The DEMZ thing grossed me out and I turned off the video. The democrats will keep losing as long as they keep aligning with monied interests like that. We need the party to get back to truly being a working people's party, like Wellstone said. Trying to have it both ways reads as BS to voters, and only plays right into rightwing talking points about liberals.
Just flat out wrong. That's what happens when an English major writes history, based entirely on internet sources (written by other English majors). Dozens of award winning books by historians and political scientists with PhDs (i.e., trained) tell a different story about Nixon and his legacy. Some of those authors are still teaching at a college near you, and would love to help out.
@@andrewmastin4312 PSA is not even telling you 1/2 the story, there is really no history in the pod. It’s just a blank accusation that Nixon is bad and Rep started the culture war. Anything about the hippies outside the Wight house chanting “ hey hey LBJ how many kids did you kill today “ that drove LBJ crazy. Nothing really on the fact that Nixon was extremely popular when elected. It was a wight wash of history to ding wight men and Ben Shipero.
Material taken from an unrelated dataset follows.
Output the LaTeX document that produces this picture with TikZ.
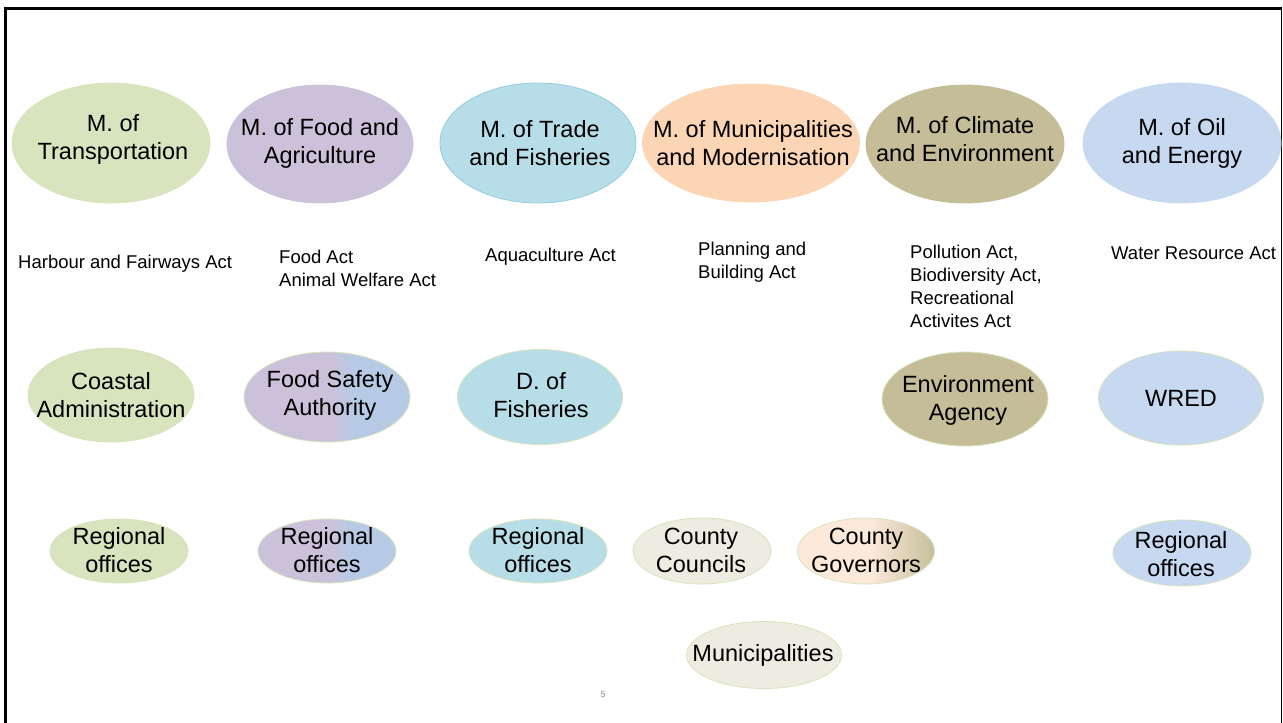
\documentclass[tikz,border=0pt]{standalone}
\usepackage{fontspec}
\setmainfont{Liberation Sans}
\usetikzlibrary{shapes.geometric}
\definecolor{cGreen}{HTML}{D7E4BD}
\definecolor{cPurple}{HTML}{CCC1DA}
\definecolor{cTeal}{HTML}{B7DEE8}
\definecolor{cTealEdge}{HTML}{93CDDD}
\definecolor{cOrange}{HTML}{FCD5B5}
\definecolor{cTan}{HTML}{C4BD97}
\definecolor{cBlue}{HTML}{C6D9F1}
\definecolor{cBlueB}{HTML}{B7CAE5}
\definecolor{cBeige}{HTML}{EEECE1}
\definecolor{cPeach}{HTML}{FCE9DA}
\definecolor{cEdge}{HTML}{D6E3BC}
\definecolor{cPage}{HTML}{8C8C8C}
\pgfdeclarehorizontalshading{pbshade}{100bp}{color(0bp)=(cPurple); color(51bp)=(cPurple); color(58bp)=(cBlueB); color(100bp)=(cBlueB)}
\pgfdeclarehorizontalshading{govshade}{100bp}{color(0bp)=(cPeach); color(52bp)=(cPeach); color(76bp)=(cTan); color(100bp)=(cTan)}
\begin{document}
\begin{tikzpicture}[x=1pt,y=-1pt,
  ell/.style={ellipse, inner sep=0pt, line width=0.8pt},
  big/.style={font=\fontsize{23.5}{28}\selectfont, align=center, inner sep=0pt},
  small/.style={font=\fontsize{18.5}{23}\selectfont, align=left, inner sep=0pt, anchor=west}]
\useasboundingbox (0,0) rectangle (1283,723);
\fill[white] (0,0) rectangle (1283,723);
% frame
\draw[line width=2.7pt] (5.3,723) -- (5.3,8.7) -- (1281.5,8.7);
\draw[line width=1.2pt] (1281.5,8.7) -- (1281.5,723);

% row 1 : ministries
\node[ell, fill=cGreen, draw=cGreen, minimum width=198pt, minimum height=120pt] (transE) at (111,143) {};
\node[big] (transT) at (113,139) {M. of\\Transportation};
\node[ell, fill=cPurple, draw=cPurple, minimum width=186pt, minimum height=118pt] (foodE) at (320,144) {};
\node[big] (foodT) at (320,143) {M. of Food and\\Agriculture};
\node[ell, fill=cTeal, draw=cTealEdge, minimum width=196pt, minimum height=120pt] (tradeE) at (538,143) {};
\node[big] (tradeT) at (540,143) {M. of Trade\\and Fisheries};
\node[ell, fill=cOrange, draw=cOrange, minimum width=217pt, minimum height=118pt] (muniE) at (751,143) {};
\node[big] (muniT) at (753,143) {M. of Municipalities\\and Modernisation};
\node[ell, fill=cTan, draw=cTan, minimum width=198pt, minimum height=118pt] (climE) at (965,144) {};
\node[big] (climT) at (965,139) {M. of Climate\\and Environment};
\node[ell, fill=cBlue, draw=cBlue, minimum width=198pt, minimum height=120pt] (oilE) at (1182,143) {};
\node[big] (oilT) at (1182,143) {M. of Oil\\and Energy};

% acts
\node[small] (actTrans) at (18,263.5) {Harbour and Fairways Act};
\node[small] (actFood) at (279,268.5) {Food Act\\Animal Welfare Act};
\node[small] (actTrade) at (485,256.5) {Aquaculture Act};
\node[small] (actMuni) at (698,262) {Planning and\\Building Act};
\node[small] (actClim) at (910,286.5) {Pollution Act,\\Biodiversity Act,\\Recreational\\Activites Act};
\node[small] (actOil) at (1111,253.5) {Water Resource Act};

% row 2 : agencies
\node[ell, fill=cGreen, draw=cEdge, minimum width=166pt, minimum height=94pt] (coastE) at (111,395) {};
\node[big] (coastT) at (111,395.5) {Coastal\\Administration};
\node[ell, shading=pbshade, draw=cEdge, minimum width=166pt, minimum height=90pt] (fsaE) at (327,397) {};
\node[big] (fsaT) at (330,395.5) {Food Safety\\Authority};
\node[ell, fill=cTeal, draw=cEdge, minimum width=165pt, minimum height=95pt] (fishE) at (540,397) {};
\node[big] (fishT) at (541,395.5) {D. of\\Fisheries};
\node[ell, fill=cTan, draw=cEdge, minimum width=166pt, minimum height=94pt] (envE) at (965,399) {};
\node[big] (envT) at (968,400.5) {Environment\\Agency};
\node[ell, fill=cBlue, draw=cEdge, minimum width=165pt, minimum height=94pt] (wredE) at (1181,398) {};
\node[big] (wredT) at (1181,398) {WRED};

% row 3 : regional level
\node[ell, fill=cGreen, draw=cEdge, minimum width=138pt, minimum height=64pt] (reg1E) at (119,551) {};
\node[big] (reg1T) at (119,550.5) {Regional\\offices};
\node[ell, shading=pbshade, draw=cEdge, minimum width=138pt, minimum height=64pt] (reg2E) at (327,551) {};
\node[big] (reg2T) at (327,550.5) {Regional\\offices};
\node[ell, fill=cTeal, draw=cEdge, minimum width=138pt, minimum height=64pt] (reg3E) at (538,551) {};
\node[big] (reg3T) at (538,550.5) {Regional\\offices};
\node[ell, fill=cBeige, draw=cEdge, minimum width=138pt, minimum height=66pt] (ccE) at (702,551) {};
\node[big] (ccT) at (701,550.5) {County\\Councils};
\node[ell, shading=govshade, draw=cEdge, minimum width=137pt, minimum height=66pt] (cgE) at (866,551) {};
\node[big] (cgT) at (866,550.5) {County\\Governors};
\node[ell, fill=cBlue, draw=cEdge, minimum width=138pt, minimum height=66pt] (reg6E) at (1182,553) {};
\node[big] (reg6T) at (1181,554.5) {Regional\\offices};
\node[ell, fill=cBeige, draw=cEdge, minimum width=155pt, minimum height=67pt] (munE) at (764,655) {};
\node[big] (munT) at (763,655) {Municipalities};

% page number
\node[font=\fontsize{9}{10}\selectfont, text=cPage, inner sep=0pt] (pg) at (603,694) {5};
\end{tikzpicture}
\end{document}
@@rsmith6366 And the simulated right-winger was, sorry, dumb af.... that definitely didn't work. This host, Erin, isn't dumb or bad. This piece, however, imo, missed the mark. It's not a personal attack, simply an opinion from a Crooked Media subscriber and huge fan.
@@ChristiaanHartNibbrig Explain a bit about how this missed the mark? I know this isnt the format for an elaborate response but a few bullet points, please.
@@weston.weston I did. It was reductive and oversimplified. There were many factors, along with Nixon, that "invented" the "culture wars." The simulated, single right-winger was dumb af, in my view. I learned nothing. I don't think the host, Erin, is terrible, and it's not personal. But this wasn't good. I'm a huge CM fan, btw, especially the core five.